**Stated task**
In the entries below, count each line holding the word "code". Answer with the total alone.

**Data supplied**
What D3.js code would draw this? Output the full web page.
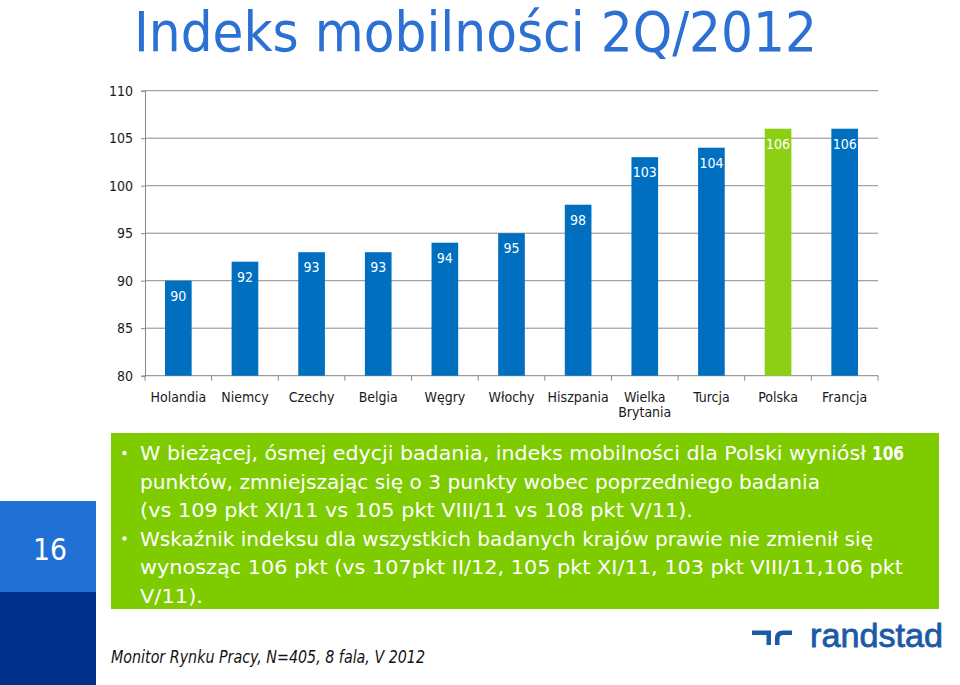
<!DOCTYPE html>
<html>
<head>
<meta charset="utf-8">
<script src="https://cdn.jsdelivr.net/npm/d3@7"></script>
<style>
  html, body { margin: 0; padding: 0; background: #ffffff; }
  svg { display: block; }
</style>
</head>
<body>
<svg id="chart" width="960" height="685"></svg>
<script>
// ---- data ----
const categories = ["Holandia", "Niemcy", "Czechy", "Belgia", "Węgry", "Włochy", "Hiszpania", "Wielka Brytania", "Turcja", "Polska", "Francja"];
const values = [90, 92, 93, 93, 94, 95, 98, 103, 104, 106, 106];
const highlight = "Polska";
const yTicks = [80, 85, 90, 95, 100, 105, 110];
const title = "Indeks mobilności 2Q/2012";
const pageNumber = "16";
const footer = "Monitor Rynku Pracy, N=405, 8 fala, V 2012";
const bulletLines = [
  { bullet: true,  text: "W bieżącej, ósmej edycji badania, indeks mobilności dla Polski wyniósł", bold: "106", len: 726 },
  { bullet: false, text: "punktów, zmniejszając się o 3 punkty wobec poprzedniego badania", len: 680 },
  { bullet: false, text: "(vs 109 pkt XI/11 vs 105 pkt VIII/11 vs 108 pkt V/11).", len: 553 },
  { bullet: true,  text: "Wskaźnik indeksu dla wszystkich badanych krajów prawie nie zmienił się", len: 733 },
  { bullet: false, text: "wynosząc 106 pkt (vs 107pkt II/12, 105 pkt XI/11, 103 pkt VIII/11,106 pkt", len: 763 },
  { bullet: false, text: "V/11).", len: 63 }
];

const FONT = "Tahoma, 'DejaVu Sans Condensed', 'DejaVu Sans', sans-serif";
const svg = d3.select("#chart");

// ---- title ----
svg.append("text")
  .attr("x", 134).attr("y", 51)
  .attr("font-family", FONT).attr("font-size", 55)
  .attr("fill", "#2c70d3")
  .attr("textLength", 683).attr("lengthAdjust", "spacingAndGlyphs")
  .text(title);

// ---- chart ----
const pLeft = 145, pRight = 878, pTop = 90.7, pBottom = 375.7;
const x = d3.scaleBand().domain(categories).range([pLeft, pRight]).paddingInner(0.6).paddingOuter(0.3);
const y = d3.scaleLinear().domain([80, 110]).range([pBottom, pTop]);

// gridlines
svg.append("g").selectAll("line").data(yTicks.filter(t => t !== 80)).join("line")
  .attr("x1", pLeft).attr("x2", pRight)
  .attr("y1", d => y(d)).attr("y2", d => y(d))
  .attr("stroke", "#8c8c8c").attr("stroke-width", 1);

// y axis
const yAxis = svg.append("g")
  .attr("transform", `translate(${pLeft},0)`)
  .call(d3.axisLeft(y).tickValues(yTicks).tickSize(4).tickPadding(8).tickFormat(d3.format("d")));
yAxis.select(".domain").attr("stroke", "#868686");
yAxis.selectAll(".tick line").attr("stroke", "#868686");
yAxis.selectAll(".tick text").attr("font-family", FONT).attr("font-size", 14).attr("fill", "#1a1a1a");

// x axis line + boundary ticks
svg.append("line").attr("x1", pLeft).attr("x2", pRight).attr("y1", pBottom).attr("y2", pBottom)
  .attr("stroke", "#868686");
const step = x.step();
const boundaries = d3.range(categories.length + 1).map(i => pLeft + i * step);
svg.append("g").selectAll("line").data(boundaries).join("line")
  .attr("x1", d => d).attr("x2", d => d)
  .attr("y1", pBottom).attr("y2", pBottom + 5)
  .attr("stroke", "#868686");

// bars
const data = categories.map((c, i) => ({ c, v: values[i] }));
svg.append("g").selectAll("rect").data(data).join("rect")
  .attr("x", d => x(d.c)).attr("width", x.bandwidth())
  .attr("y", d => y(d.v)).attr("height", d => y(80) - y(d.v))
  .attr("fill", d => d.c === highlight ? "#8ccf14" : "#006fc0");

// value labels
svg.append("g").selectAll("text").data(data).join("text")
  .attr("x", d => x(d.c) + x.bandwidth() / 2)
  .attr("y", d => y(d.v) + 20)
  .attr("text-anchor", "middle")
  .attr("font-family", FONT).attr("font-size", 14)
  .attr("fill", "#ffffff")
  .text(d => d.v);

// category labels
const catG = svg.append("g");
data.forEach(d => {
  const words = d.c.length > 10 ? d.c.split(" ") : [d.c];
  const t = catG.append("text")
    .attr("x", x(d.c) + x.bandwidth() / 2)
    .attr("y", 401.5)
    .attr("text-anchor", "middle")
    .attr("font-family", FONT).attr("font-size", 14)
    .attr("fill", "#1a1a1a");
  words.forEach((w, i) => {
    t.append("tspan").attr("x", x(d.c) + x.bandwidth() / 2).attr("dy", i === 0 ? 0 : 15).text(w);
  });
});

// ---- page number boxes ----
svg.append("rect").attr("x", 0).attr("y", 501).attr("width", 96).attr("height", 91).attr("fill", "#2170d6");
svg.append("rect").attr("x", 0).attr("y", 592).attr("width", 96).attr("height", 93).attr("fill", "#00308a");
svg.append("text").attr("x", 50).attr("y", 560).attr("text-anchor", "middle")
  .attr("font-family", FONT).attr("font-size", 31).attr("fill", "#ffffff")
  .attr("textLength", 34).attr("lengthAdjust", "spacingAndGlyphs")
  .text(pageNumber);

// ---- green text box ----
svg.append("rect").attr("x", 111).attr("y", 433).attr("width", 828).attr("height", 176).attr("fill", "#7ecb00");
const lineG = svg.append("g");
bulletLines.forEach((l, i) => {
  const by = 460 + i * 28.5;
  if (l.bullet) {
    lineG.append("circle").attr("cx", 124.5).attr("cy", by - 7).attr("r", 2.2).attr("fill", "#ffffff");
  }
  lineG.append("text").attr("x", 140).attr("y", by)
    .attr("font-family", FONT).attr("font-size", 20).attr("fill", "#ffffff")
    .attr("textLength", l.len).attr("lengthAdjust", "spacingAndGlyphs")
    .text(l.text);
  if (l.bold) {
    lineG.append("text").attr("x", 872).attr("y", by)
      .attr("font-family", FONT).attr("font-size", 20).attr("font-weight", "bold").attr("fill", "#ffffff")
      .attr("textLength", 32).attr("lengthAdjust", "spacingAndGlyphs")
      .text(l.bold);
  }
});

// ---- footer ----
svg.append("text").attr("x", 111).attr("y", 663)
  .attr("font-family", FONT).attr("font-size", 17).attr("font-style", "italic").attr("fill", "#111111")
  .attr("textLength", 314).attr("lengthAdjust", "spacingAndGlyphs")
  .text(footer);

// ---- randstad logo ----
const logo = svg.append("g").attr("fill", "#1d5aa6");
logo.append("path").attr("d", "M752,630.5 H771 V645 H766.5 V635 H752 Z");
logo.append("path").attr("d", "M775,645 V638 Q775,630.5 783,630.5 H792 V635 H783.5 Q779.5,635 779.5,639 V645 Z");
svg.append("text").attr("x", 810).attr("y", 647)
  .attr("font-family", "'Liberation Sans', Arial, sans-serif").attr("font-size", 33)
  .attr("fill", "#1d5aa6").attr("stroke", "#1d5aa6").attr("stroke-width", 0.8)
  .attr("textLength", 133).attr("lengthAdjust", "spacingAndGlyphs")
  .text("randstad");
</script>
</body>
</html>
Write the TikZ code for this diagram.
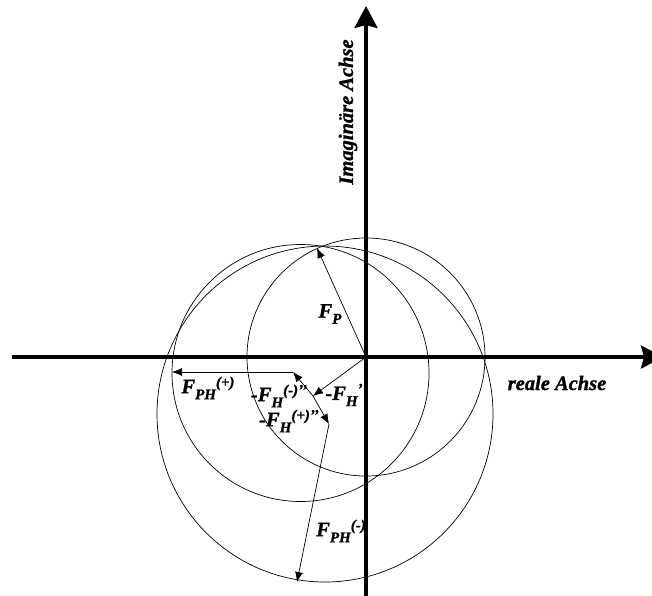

**Full output**
2